Pick out every line in the data below that holds "seaborn".

■ ■ ■

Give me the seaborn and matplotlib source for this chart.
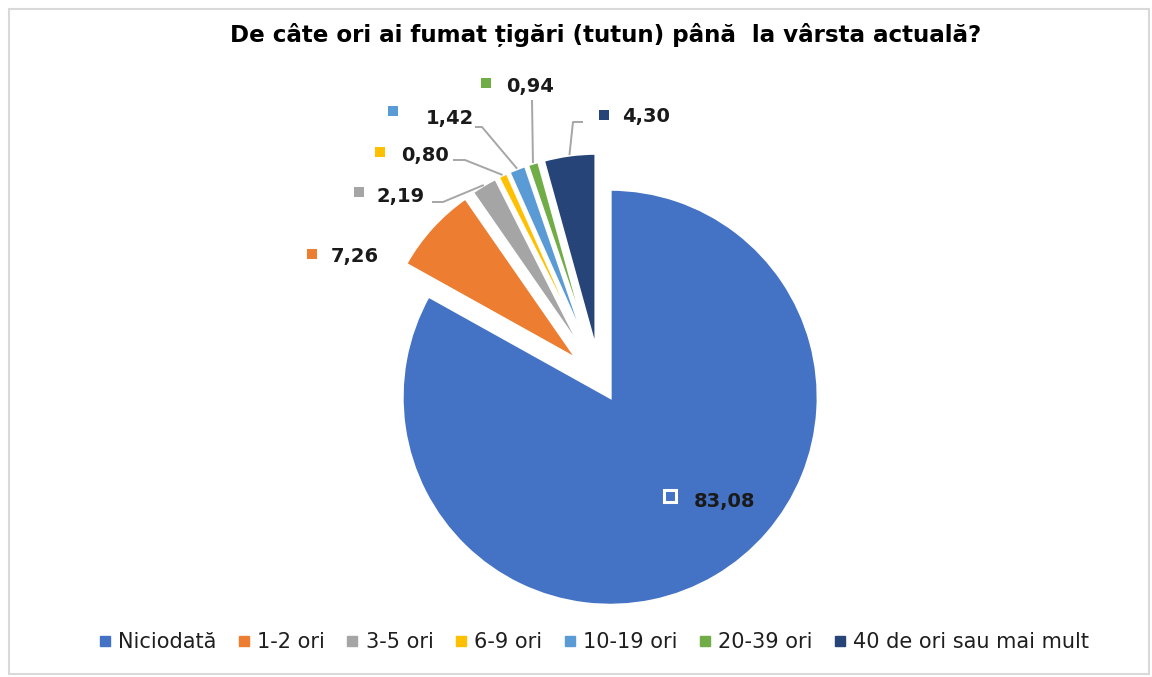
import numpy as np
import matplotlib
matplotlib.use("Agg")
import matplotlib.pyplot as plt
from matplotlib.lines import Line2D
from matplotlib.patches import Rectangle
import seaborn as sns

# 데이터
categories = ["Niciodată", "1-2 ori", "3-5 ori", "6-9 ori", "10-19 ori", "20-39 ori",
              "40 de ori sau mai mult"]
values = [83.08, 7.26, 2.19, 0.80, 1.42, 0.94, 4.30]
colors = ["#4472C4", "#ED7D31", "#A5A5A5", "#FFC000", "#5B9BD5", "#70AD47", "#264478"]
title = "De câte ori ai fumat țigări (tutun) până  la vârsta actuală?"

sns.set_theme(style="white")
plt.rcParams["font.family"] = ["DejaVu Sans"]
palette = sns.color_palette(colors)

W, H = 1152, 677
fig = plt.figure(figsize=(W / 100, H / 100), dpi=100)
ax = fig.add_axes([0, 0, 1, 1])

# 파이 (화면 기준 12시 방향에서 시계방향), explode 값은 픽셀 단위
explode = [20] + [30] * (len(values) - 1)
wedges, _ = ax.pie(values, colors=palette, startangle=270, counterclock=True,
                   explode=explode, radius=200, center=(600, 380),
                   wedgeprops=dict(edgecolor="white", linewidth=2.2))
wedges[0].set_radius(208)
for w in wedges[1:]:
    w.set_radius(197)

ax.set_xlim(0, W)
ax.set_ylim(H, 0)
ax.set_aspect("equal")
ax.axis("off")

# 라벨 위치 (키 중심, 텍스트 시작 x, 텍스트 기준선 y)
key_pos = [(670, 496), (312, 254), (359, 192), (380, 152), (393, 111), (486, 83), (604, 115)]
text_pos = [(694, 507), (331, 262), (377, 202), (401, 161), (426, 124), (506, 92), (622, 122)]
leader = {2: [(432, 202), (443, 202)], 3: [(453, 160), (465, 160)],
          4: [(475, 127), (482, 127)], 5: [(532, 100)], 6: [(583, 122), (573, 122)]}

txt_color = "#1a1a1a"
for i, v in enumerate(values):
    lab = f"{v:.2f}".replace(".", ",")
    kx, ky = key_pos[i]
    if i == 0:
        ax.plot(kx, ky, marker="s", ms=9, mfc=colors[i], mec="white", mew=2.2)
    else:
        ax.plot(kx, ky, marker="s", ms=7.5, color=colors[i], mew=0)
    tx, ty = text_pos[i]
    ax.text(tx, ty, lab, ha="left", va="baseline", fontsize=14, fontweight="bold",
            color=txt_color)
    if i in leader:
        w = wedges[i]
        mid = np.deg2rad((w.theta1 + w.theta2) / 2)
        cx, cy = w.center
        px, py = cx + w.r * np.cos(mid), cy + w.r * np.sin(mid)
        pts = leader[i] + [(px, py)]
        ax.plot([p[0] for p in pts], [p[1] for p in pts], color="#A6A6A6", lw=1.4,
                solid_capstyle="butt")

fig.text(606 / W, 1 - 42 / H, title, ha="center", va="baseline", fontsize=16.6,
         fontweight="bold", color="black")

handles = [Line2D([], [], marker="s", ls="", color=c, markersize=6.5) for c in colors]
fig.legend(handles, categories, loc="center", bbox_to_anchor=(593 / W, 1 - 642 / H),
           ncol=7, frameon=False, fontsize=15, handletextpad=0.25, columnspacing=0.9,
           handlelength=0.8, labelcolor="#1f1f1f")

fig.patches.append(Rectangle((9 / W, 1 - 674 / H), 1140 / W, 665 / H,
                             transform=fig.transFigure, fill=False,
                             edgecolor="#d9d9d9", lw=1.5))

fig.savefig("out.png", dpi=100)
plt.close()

■ ■ ■

◆ **RESPONSE TO THIS EXERCISE**:
Give me the seaborn and matplotlib source for this chart.
import seaborn as sns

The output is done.